Figure scripts:
★ ★ ★ ★ ★

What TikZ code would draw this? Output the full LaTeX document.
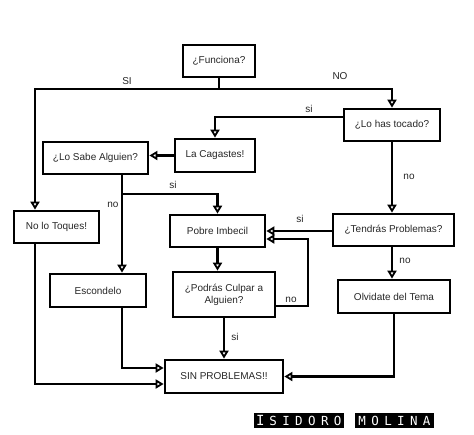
\documentclass[tikz,border=0pt]{standalone}
\usepackage{fontspec}
\setmainfont{Liberation Sans}
\newfontfamily\wmfont{DejaVu Sans Mono}
\usetikzlibrary{arrows.meta}
\newcommand{\wl}[1]{\makebox[12.9pt]{#1}}
\begin{document}
\begin{tikzpicture}[x=1pt,y=-1pt,
  box/.style={draw,line width=2.7pt,inner sep=0pt,align=center,font=\fontsize{10}{12}\selectfont,text=black!85},
  arr/.style={line width=2.4pt,-{Triangle[open,length=8pt,width=9pt,line width=1.8pt]}},
  ln/.style={line width=2.4pt},
  lab/.style={font=\fontsize{10}{12}\selectfont,text=black!85,inner sep=0pt},
  wm/.style={fill=black,text=white,inner sep=0pt,font=\wmfont\fontsize{12.5}{12.5}\selectfont}]
\useasboundingbox (0,0) rectangle (474,434);
\node[box,minimum width=72pt,minimum height=32pt] (fun) at (219,61) {¿Funciona?};
\node[box,minimum width=96pt,minimum height=32pt] (tocado) at (392,125) {¿Lo has tocado?};
\node[box,minimum width=80pt,minimum height=33pt] (cagaste) at (215,155.5) {La Cagastes!};
\node[box,minimum width=105pt,minimum height=32pt] (sabe) at (95.5,158) {¿Lo Sabe Alguien?};
\node[box,minimum width=85pt,minimum height=32pt] (toques) at (56.5,227) {No lo Toques!};
\node[box,minimum width=96pt,minimum height=33pt] (escondelo) at (98,290.5) {Escondelo};
\node[box,minimum width=95pt,minimum height=32pt] (pobre) at (217.5,231) {Pobre Imbecil};
\node[box,minimum width=102pt,minimum height=45pt] (podras) at (224,294.5) {¿Podrás Culpar a\\Alguien?};
\node[box,minimum width=121pt,minimum height=32pt] (tendras) at (393.5,230) {¿Tendrás Problemas?};
\node[box,minimum width=112pt,minimum height=33pt] (olvidate) at (394,296.5) {Olvidate del Tema};
\node[box,minimum width=118pt,minimum height=33pt] (sin) at (224,376.5) {SIN PROBLEMAS!!};
\coordinate (j1) at (219,89);
\coordinate (j2) at (122,194);
\coordinate (j3) at (308,239);
% connectors
\draw[ln] (fun.south) -- (j1);
\draw[arr] (j1) -| ([xshift=-21.5pt]toques.north);
\draw[arr] (j1) -| (tocado.north);
\draw[arr] ([yshift=8pt]tocado.west) -| (cagaste.north);
\draw[arr] (cagaste.west) -- (cagaste.west -| sabe.east);
\draw[ln] ([xshift=26.5pt]sabe.south) -- (j2);
\draw[arr] (j2) -| (pobre.north);
\draw[arr] (j2) -- (escondelo.north -| j2);
\draw[arr] ([xshift=-21.5pt]toques.south) |- ([yshift=-7.5pt]sin.west);
\draw[arr] (escondelo.south -| j2) |- ([yshift=8.5pt]sin.west);
\draw[arr] (pobre.south) -- (pobre.south |- podras.north);
\draw[arr] (podras.south) -- (sin.north);
\draw[arr] ([yshift=-11.5pt]podras.east) -| (j3) -- (j3 -| pobre.east);
\draw[arr] (tendras.west |- pobre.east) -- (pobre.east);
\draw[arr] (tocado.south) -- (tocado.south |- tendras.north);
\draw[arr] (tocado.south |- tendras.south) -- (tocado.south |- olvidate.north);
\draw[arr] (olvidate.south) |- (sin.east);
% labels
\node[lab] (l1) at (127,81) {SI};
\node[lab] (l2) at (340,76) {NO};
\node[lab] (l3) at (309,109) {si};
\node[lab] (l4) at (173,185) {si};
\node[lab] (l5) at (113,205) {no};
\node[lab] (l6) at (409,177) {no};
\node[lab] (l7) at (300,219) {si};
\node[lab] (l8) at (405,261) {no};
\node[lab] (l9) at (291,300) {no};
\node[lab] (l10) at (235,337) {si};
% watermark
\node[wm,minimum width=90pt,minimum height=15pt] (w1) at (299,420.5) {\wl{\fontsize{14}{14}\selectfont I}\wl{S}\wl{I}\wl{D}\wl{O}\wl{R}\wl{O}};
\node[wm,minimum width=79pt,minimum height=15pt] (w2) at (394.5,420.5) {\wl{M}\wl{O}\wl{L}\wl{I}\wl{N}\wl{A}};
\end{tikzpicture}
\end{document}
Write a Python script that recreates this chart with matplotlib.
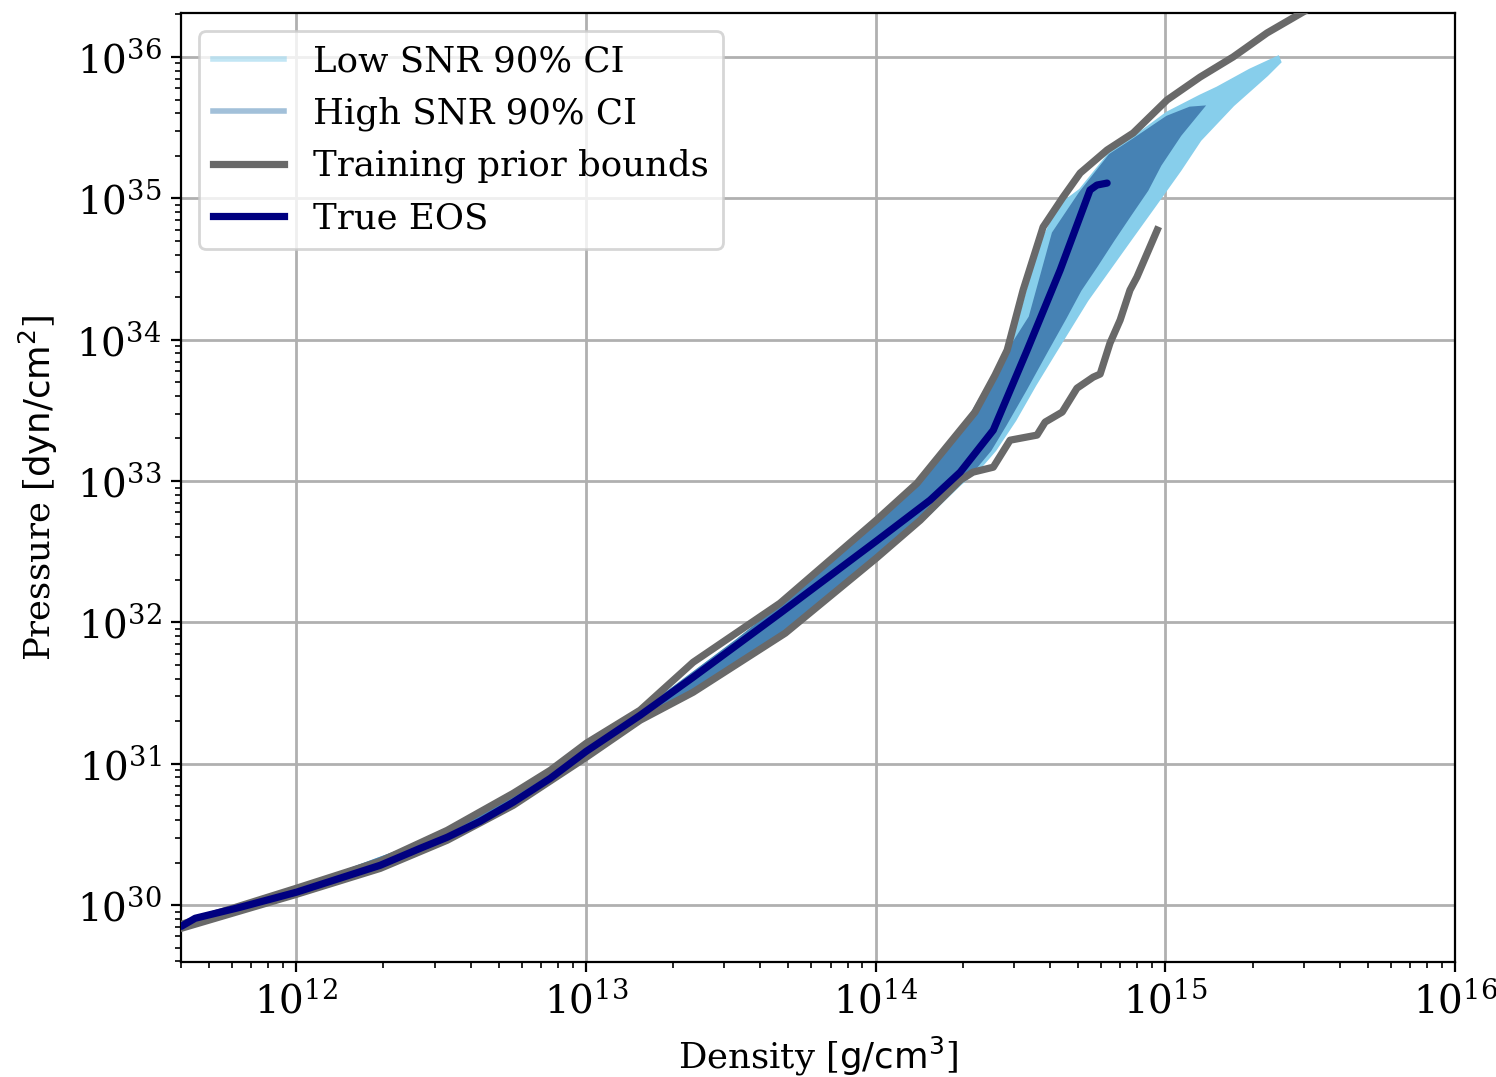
import numpy as np
import matplotlib
matplotlib.use("Agg")
import matplotlib.pyplot as plt
from matplotlib.lines import Line2D

plt.rcParams['font.family'] = 'serif'
plt.rcParams['font.size'] = 12.8

# values, as log10(density [g/cm^3]) and log10(pressure [dyn/cm^2])
true_logrho = [11.603, 11.651, 11.807, 12.000, 12.117, 12.290, 12.428, 12.521, 12.635, 12.749,
               12.877, 13.001, 13.187, 13.370, 13.670, 14.002, 14.188, 14.292, 14.406, 14.523,
               14.637, 14.740, 14.764, 14.799]
true_logp = [29.850, 29.907, 29.985, 30.091, 30.168, 30.282, 30.402, 30.480, 30.593, 30.728,
             30.897, 31.088, 31.343, 31.612, 32.065, 32.575, 32.865, 33.063, 33.360, 33.926,
             34.493, 35.059, 35.094, 35.108]

# training prior bounds
upper_logrho = [11.603, 12.000, 12.290, 12.521, 12.749, 12.877, 13.001, 13.187, 13.370, 13.670,
                14.002, 14.143, 14.292, 14.343, 14.412, 14.454, 14.509, 14.578, 14.647, 14.706,
                14.799, 14.889, 15.006, 15.120, 15.234, 15.351, 15.500]
upper_logp = [29.864, 30.119, 30.310, 30.529, 30.791, 30.954, 31.145, 31.379, 31.718, 32.136,
              32.723, 32.985, 33.360, 33.488, 33.749, 33.926, 34.351, 34.797, 35.009, 35.179,
              35.342, 35.462, 35.696, 35.858, 36.000, 36.170, 36.347]

lower_logrho = [11.603, 12.000, 12.290, 12.521, 12.749, 13.001, 13.187, 13.370, 13.688, 14.002,
                14.154, 14.292, 14.336, 14.406, 14.464, 14.557, 14.585, 14.644, 14.695, 14.751,
                14.775, 14.809, 14.844, 14.878, 14.902, 14.972]
lower_logp = [29.836, 30.076, 30.260, 30.459, 30.706, 31.046, 31.308, 31.506, 31.924, 32.454,
              32.723, 33.006, 33.063, 33.098, 33.289, 33.325, 33.417, 33.488, 33.657, 33.735,
              33.757, 33.976, 34.139, 34.351, 34.443, 34.776]

# high SNR 90% CI envelope
high_up_logrho = [11.603, 12.000, 12.521, 12.749, 13.001, 13.187, 13.291, 13.522, 13.670, 14.002,
                  14.143, 14.292, 14.454, 14.533, 14.613, 14.706, 14.809, 14.889, 15.006, 15.085,
                  15.130]
high_up_logp = [29.857, 30.112, 30.508, 30.763, 31.131, 31.372, 31.520, 31.874, 32.115, 32.702,
                32.964, 33.339, 33.905, 34.160, 34.754, 35.038, 35.306, 35.413, 35.575, 35.639,
                35.646]
high_lo_logrho = [11.603, 12.000, 12.521, 13.001, 13.187, 13.370, 13.688, 14.002, 14.188, 14.292,
                  14.343, 14.395, 14.447, 14.516, 14.592, 14.654, 14.706, 14.764, 14.820, 14.878,
                  14.937, 14.982, 15.051, 15.130]
high_lo_logp = [29.836, 30.084, 30.466, 31.060, 31.322, 31.520, 31.931, 32.469, 32.780, 32.992,
                33.091, 33.219, 33.396, 33.643, 33.926, 34.153, 34.351, 34.528, 34.705, 34.882,
                35.059, 35.236, 35.448, 35.646]

# low SNR 90% CI envelope
low_up_logrho = [11.603, 12.000, 12.521, 12.749, 13.001, 13.187, 13.291, 13.522, 13.670, 14.002,
                 14.143, 14.292, 14.412, 14.464, 14.499, 14.568, 14.637, 14.706, 14.809, 14.889,
                 15.006, 15.120, 15.179, 15.292, 15.389]
low_up_logp = [29.857, 30.112, 30.508, 30.763, 31.131, 31.372, 31.520, 31.874, 32.115, 32.702,
               32.964, 33.339, 33.714, 33.962, 34.153, 34.670, 34.953, 35.059, 35.321, 35.427,
               35.604, 35.724, 35.781, 35.908, 36.000]
low_lo_logrho = [11.603, 12.000, 12.521, 13.001, 13.187, 13.370, 13.688, 14.002, 14.188, 14.292,
                 14.361, 14.412, 14.481, 14.550, 14.613, 14.730, 14.809, 14.878, 14.965, 15.051,
                 15.120, 15.234, 15.351, 15.396]
low_lo_logp = [29.836, 30.084, 30.466, 31.060, 31.322, 31.520, 31.931, 32.469, 32.773, 32.978,
               33.098, 33.219, 33.431, 33.679, 33.891, 34.280, 34.507, 34.705, 34.953, 35.200,
               35.413, 35.660, 35.873, 35.965]


def band(up_x, up_y, lo_x, lo_y):
    xs = np.concatenate([up_x, lo_x[::-1]])
    ys = np.concatenate([up_y, lo_y[::-1]])
    return 10 ** xs, 10 ** ys


fig = plt.figure(figsize=(7.48, 5.385), dpi=200)
ax = fig.add_axes([0.121, 0.1068, 0.8516, 0.8812])

x, y = band(np.array(low_up_logrho), np.array(low_up_logp),
            np.array(low_lo_logrho), np.array(low_lo_logp))
ax.fill(x, y, color='skyblue', lw=1, ec='skyblue', zorder=2)
x, y = band(np.array(high_up_logrho), np.array(high_up_logp),
            np.array(high_lo_logrho), np.array(high_lo_logp))
ax.fill(x, y, color='steelblue', lw=1, ec='steelblue', zorder=3)

ax.plot(10 ** np.array(upper_logrho), 10 ** np.array(upper_logp), color='dimgray', lw=2.6, zorder=4)
ax.plot(10 ** np.array(lower_logrho), 10 ** np.array(lower_logp), color='dimgray', lw=2.6, zorder=4)
ax.plot(10 ** np.array(true_logrho), 10 ** np.array(true_logp), color='navy', lw=2.6, zorder=5,
        solid_capstyle='round')

ax.set_xscale('log')
ax.set_yscale('log')
ax.set_xlim(4.0e11, 1e16)
ax.set_ylim(3.96e29, 2.05e36)
ax.tick_params(which='major', labelsize=14)
ax.grid(True, which='major', color='#b0b0b0', lw=1.0)
ax.set_axisbelow(True)
ax.set_xlabel(r'Density [$\rm g/cm^3$]', labelpad=5)
ax.set_ylabel(r'Pressure [$\rm dyn/cm^2$]', labelpad=6)

handles = [Line2D([], [], color='skyblue', alpha=0.5, lw=2),
           Line2D([], [], color='steelblue', alpha=0.5, lw=2),
           Line2D([], [], color='dimgray', lw=2.6),
           Line2D([], [], color='navy', lw=2.6)]
labels = ['Low SNR 90% CI', 'High SNR 90% CI', 'Training prior bounds', 'True EOS']
ax.legend(handles, labels, loc='upper left')

fig.savefig('out.png', dpi=200)
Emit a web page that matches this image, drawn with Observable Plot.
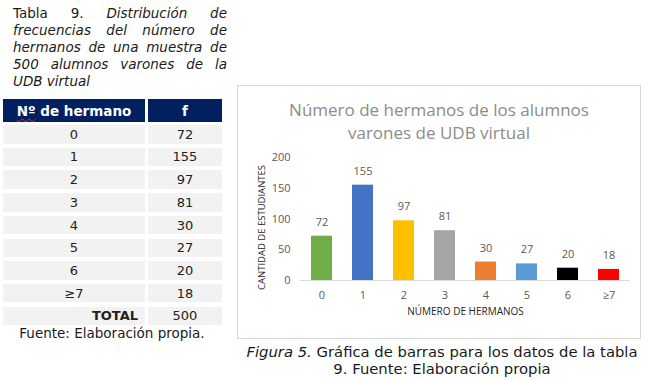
<!DOCTYPE html>
<html><head><meta charset="utf-8">
<script src="https://cdn.jsdelivr.net/npm/d3@7"></script>
<script src="https://cdn.jsdelivr.net/npm/@observablehq/plot@0.6"></script>
<style>
body{margin:0;background:#fff;}
#page{position:relative;width:648px;height:381px;overflow:hidden;font-family:"DejaVu Sans",Verdana,sans-serif;color:#1a1a1a;}
.cap{position:absolute;left:13px;top:5px;width:214px;font-size:13.5px;line-height:16.9px;}
.cap .j{text-align:justify;text-align-last:justify;}
.cell{position:absolute;display:flex;align-items:center;justify-content:center;font-size:13px;background:#f2f2f2;color:#222;box-sizing:border-box;}
.hdr{background:#002060;color:#fff;font-weight:bold;font-size:13.5px;}
.nw{text-decoration:underline wavy #d33;text-decoration-thickness:1px;text-underline-offset:2px;}
#src{position:absolute;left:2px;width:220px;top:325px;text-align:center;font-size:13.5px;line-height:17px;}
#fig{position:absolute;left:237px;width:410px;top:343px;text-align:center;font-size:14.8px;line-height:17px;}
</style></head>
<body><div id="page">
<div class="cap">
<div class="j">Tabla 9. <i>Distribución de</i></div>
<div class="j"><i>frecuencias del número de</i></div>
<div class="j"><i>hermanos de una muestra de</i></div>
<div class="j"><i>500 alumnos varones de la</i></div>
<div><i>UDB virtual</i></div>
</div>
<div id="src">Fuente: Elaboración propia.</div>
<div id="fig"><i>Figura 5.</i> Gráfica de barras para los datos de la tabla<br>9. Fuente: Elaboración propia</div>
</div>
<script>
const siblings = ["0","1","2","3","4","5","6","≥7"];
const freq = [72,155,97,81,30,27,20,18];
const totalLabel = "TOTAL";
const total = 500;
const headers = ["Nº de hermano","f"];
const colors = ["#70ad47","#4472c4","#ffc000","#a5a5a5","#ed7d31","#5b9bd5","#000000","#ff0000"];
const yTicks = [0,50,100,150,200];
const chartTitle = "Número de hermanos de los alumnos\nvarones de UDB virtual";
const yTitle = "CANTIDAD DE ESTUDIANTES";
const xTitle = "NÚMERO DE HERMANOS";

const page = document.getElementById("page");
function cell(text, left, top, w, h, cls, html, align){
  const d = document.createElement("div");
  d.className = "cell " + (cls||"");
  d.style.left = left+"px"; d.style.top = top+"px"; d.style.width = w+"px"; d.style.height = h+"px";
  if (html) d.innerHTML = html; else d.textContent = text;
  if (align) { d.style.justifyContent = align; d.style.paddingRight = "7px"; }
  page.appendChild(d);
  return d;
}
const c1 = {l:3,w:142}, c2 = {l:148,w:74};
cell("",c1.l,99,c1.w,23,"hdr",'<span class="nw">Nº</span>&nbsp;de hermano');
cell(headers[1],c2.l,99,c2.w,23,"hdr");
const rows = siblings.map((s,i)=>[s,String(freq[i])]);
rows.forEach((r,i)=>{
  const t = 125 + i*22.7;
  cell(r[0],c1.l,t,c1.w,18.5);
  cell(r[1],c2.l,t,c2.w,18.5);
});
const tt = 125 + rows.length*22.7;
const tc = cell(totalLabel,c1.l,tt,c1.w,18.5,"",null,"flex-end");
tc.style.fontWeight="bold";
cell(String(total),c2.l,tt,c2.w,18.5);

const data = siblings.map((k,i)=>({k, f:freq[i]}));
const chart = Plot.plot({
  width:404, height:254, marginLeft:63, marginRight:11, marginTop:72, marginBottom:59,
  style:{fontFamily:"'Open Sans', sans-serif", background:"transparent", overflow:"visible"},
  x:{domain:siblings, paddingInner:0.49, paddingOuter:0.245, label:null},
  y:{domain:[0,200], label:null},
  color:{domain:siblings, range:colors},
  marks:[
    Plot.axisY({ticks:yTicks, tickSize:0, tickPadding:10, fontSize:11, color:"#595959", label:null}),
    Plot.axisX({tickSize:0, tickPadding:11, fontSize:11, color:"#595959", label:null}),
    Plot.barY(data,{x:"k", y:"f", fill:"k"}),
    Plot.ruleY([0],{stroke:"#d9d9d9"}),
    Plot.text(data,{x:"k", y:"f", text:d=>String(d.f), dy:-14, fill:"#595959", fontSize:11}),
    Plot.text([chartTitle],{frameAnchor:"top", dx:-26.5, dy:-37.5, lineAnchor:"middle", lineHeight:1.35, fontSize:17, fill:"#8c8c8c"}),
    Plot.text([yTitle],{frameAnchor:"left", textAnchor:"middle", rotate:-90, dx:-39, dy:8.5, fontSize:9.5, fill:"#262626"}),
    Plot.text([xTitle],{frameAnchor:"bottom", dy:34, fontSize:10, fill:"#262626"})
  ]
});
chart.style.position="absolute";
chart.style.left="237px";
chart.style.top="85px";
chart.style.outline="1px solid #d9d9d9";
chart.style.outlineOffset="-1px";
page.appendChild(chart);
</script>
</body></html>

★ ★ ★ ★ ★

- **Given instruction**:
Work out the count of lines containing the word "matplotlib", then write only that count.

- **Response to the task**:
5